INPUT FOR THIS TASK →
****************************************

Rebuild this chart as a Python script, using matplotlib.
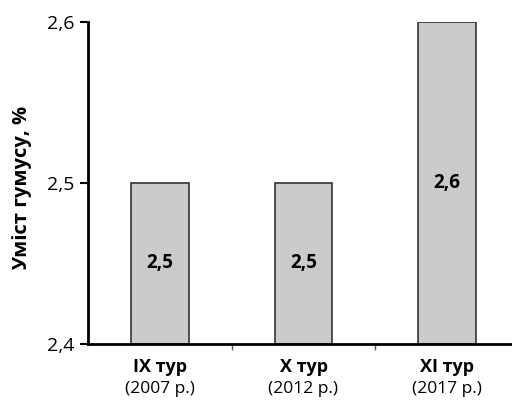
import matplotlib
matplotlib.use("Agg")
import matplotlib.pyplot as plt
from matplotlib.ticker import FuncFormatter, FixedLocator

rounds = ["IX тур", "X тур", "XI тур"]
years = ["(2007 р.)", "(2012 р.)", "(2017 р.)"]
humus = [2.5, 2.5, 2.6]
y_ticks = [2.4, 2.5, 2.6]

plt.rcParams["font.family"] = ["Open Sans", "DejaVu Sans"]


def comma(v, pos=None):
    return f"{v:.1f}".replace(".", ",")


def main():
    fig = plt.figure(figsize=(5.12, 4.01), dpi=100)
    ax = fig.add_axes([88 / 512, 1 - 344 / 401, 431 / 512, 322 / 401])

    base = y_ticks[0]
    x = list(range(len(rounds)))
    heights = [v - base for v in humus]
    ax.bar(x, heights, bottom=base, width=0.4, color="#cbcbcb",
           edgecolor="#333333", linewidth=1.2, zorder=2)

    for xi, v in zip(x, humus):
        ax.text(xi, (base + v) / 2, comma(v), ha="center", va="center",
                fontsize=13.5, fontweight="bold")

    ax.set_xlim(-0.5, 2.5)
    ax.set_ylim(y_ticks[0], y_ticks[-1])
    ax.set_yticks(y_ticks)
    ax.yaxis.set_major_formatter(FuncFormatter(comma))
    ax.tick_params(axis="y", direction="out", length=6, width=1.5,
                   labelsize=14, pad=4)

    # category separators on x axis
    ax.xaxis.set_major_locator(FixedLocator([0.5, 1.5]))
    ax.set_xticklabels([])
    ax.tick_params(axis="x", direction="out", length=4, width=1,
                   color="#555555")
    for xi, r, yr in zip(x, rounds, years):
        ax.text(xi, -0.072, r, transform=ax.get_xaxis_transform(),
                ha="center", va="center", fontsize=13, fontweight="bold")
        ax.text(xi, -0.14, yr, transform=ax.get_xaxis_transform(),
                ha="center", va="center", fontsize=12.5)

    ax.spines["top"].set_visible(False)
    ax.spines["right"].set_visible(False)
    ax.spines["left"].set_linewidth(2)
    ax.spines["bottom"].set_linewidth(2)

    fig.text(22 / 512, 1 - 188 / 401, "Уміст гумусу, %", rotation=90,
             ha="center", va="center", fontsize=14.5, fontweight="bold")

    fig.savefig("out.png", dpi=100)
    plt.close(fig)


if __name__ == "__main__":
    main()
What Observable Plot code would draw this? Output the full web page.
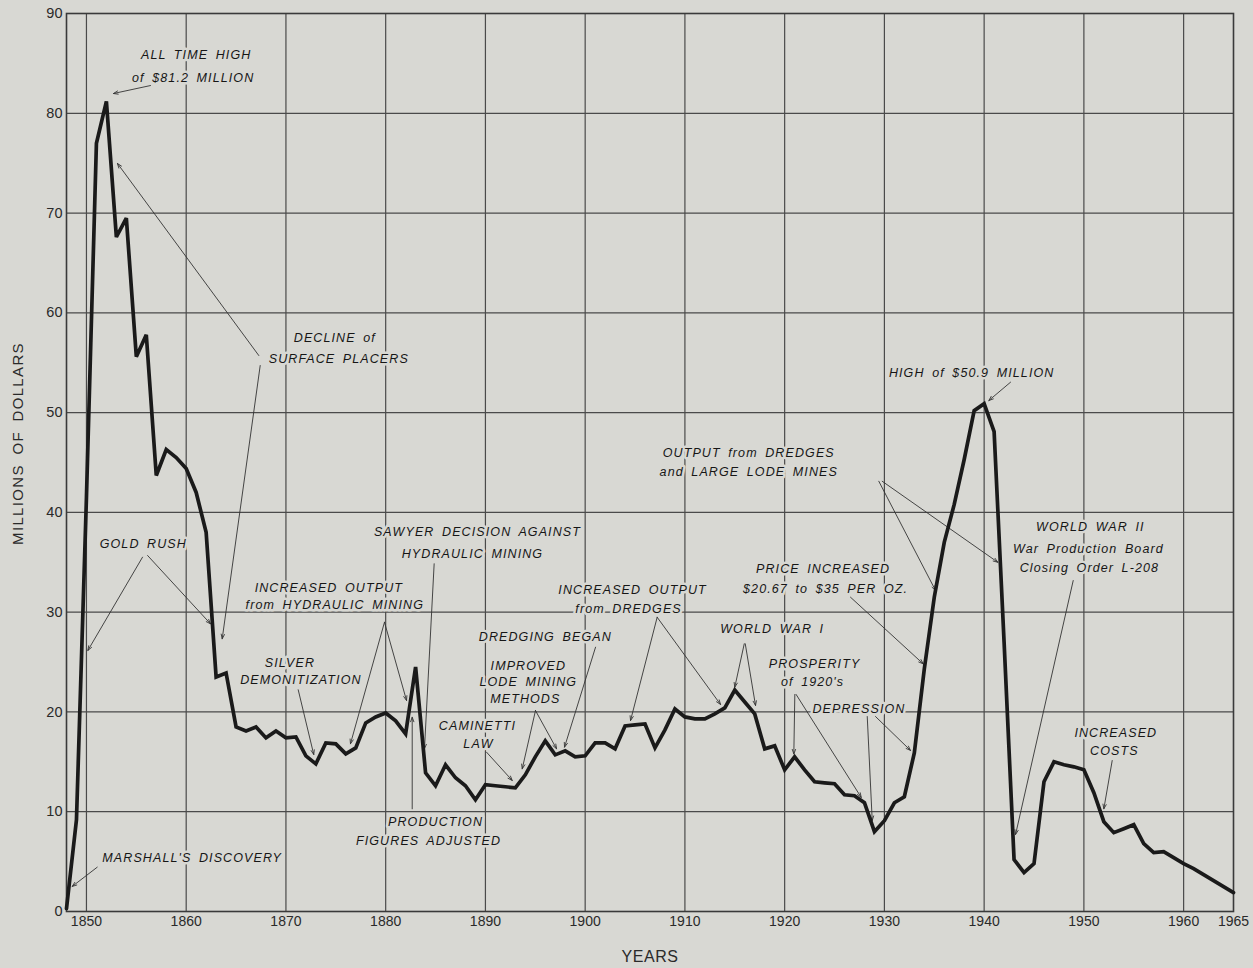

****************************************

WHAT YOU WILL DO →
Begin at the first line of the entries above and return each line exactly, stopping after the line that contains "from matplotlib.ticker import". Pictures do not belong in the copy.

RESPONSE →
Rebuild this chart as a Python script, using matplotlib.
import matplotlib
matplotlib.use("Agg")
import matplotlib.pyplot as plt
from matplotlib.ticker import FuncFormatter, FixedLocator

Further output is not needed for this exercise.